Provided material:
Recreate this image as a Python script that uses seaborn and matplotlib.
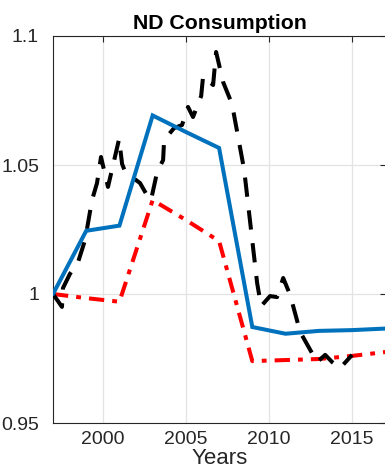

...

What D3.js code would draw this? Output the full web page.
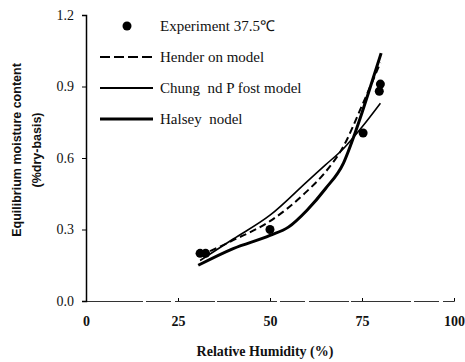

...

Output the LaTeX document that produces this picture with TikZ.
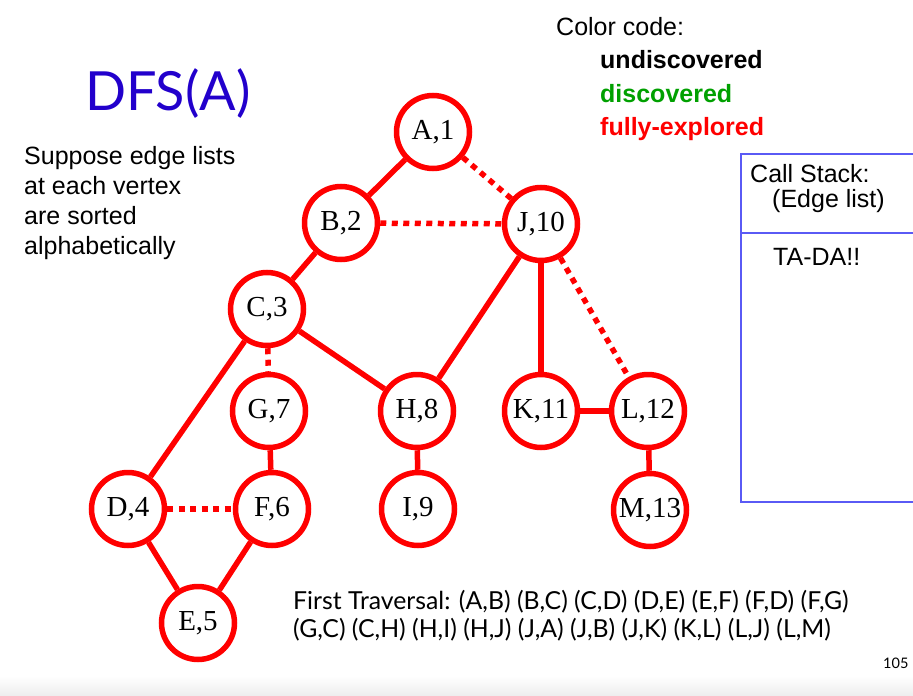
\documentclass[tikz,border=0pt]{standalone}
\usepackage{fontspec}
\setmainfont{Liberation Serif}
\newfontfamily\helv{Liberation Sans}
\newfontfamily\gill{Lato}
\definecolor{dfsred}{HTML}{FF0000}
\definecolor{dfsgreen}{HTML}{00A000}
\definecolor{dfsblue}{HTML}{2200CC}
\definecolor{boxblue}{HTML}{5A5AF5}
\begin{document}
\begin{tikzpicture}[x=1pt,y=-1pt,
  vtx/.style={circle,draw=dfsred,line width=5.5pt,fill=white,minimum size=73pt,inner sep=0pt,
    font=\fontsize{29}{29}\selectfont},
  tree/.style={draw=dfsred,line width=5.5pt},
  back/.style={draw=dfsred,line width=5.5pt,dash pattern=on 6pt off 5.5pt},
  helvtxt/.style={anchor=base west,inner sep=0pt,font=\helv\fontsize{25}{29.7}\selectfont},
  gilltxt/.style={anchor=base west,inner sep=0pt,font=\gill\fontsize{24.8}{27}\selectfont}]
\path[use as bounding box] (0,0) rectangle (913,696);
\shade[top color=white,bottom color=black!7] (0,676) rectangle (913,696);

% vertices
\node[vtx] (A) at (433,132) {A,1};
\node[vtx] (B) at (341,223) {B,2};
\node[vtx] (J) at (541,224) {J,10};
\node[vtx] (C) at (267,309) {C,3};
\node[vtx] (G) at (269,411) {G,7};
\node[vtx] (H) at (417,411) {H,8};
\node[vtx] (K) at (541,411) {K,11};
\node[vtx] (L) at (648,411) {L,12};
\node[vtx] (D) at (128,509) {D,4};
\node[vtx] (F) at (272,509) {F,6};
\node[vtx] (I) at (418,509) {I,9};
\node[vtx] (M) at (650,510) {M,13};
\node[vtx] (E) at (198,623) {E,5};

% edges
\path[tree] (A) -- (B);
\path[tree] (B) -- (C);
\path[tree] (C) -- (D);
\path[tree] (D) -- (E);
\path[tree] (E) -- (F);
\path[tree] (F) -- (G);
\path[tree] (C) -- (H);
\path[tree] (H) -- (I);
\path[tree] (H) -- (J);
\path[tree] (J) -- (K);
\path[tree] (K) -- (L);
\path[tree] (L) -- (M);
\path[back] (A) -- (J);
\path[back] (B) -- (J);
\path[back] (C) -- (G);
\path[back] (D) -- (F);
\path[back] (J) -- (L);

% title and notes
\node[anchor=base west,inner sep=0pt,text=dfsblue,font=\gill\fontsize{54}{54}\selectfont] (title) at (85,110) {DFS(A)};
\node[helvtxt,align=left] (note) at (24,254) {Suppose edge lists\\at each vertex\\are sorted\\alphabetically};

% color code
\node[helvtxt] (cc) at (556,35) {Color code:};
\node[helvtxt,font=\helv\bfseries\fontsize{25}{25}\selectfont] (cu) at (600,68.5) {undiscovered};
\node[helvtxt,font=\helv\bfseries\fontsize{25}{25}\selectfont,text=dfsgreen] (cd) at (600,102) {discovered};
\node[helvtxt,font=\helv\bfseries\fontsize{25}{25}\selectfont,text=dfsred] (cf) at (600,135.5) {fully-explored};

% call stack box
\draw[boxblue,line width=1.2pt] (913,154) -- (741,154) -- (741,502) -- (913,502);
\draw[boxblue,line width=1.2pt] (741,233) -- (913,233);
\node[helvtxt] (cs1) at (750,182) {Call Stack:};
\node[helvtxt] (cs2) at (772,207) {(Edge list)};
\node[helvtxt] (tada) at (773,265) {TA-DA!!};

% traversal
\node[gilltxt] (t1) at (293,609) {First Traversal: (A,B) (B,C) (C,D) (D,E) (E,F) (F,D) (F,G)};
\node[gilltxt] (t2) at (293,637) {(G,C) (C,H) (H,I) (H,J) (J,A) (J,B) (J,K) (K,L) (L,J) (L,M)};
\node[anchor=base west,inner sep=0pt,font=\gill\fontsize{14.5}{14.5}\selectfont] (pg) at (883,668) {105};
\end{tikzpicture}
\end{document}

Task to complete: Pick out every line with the string "draw" and copy it.

Problem solution:
What D3.js code would draw this? Output the full web page.
  vtx/.style={circle,draw=dfsred,line width=5.5pt,fill=white,minimum size=73pt,inner sep=0pt,
  tree/.style={draw=dfsred,line width=5.5pt},
  back/.style={draw=dfsred,line width=5.5pt,dash pattern=on 6pt off 5.5pt},
\draw[boxblue,line width=1.2pt] (913,154) -- (741,154) -- (741,502) -- (913,502);
\draw[boxblue,line width=1.2pt] (741,233) -- (913,233);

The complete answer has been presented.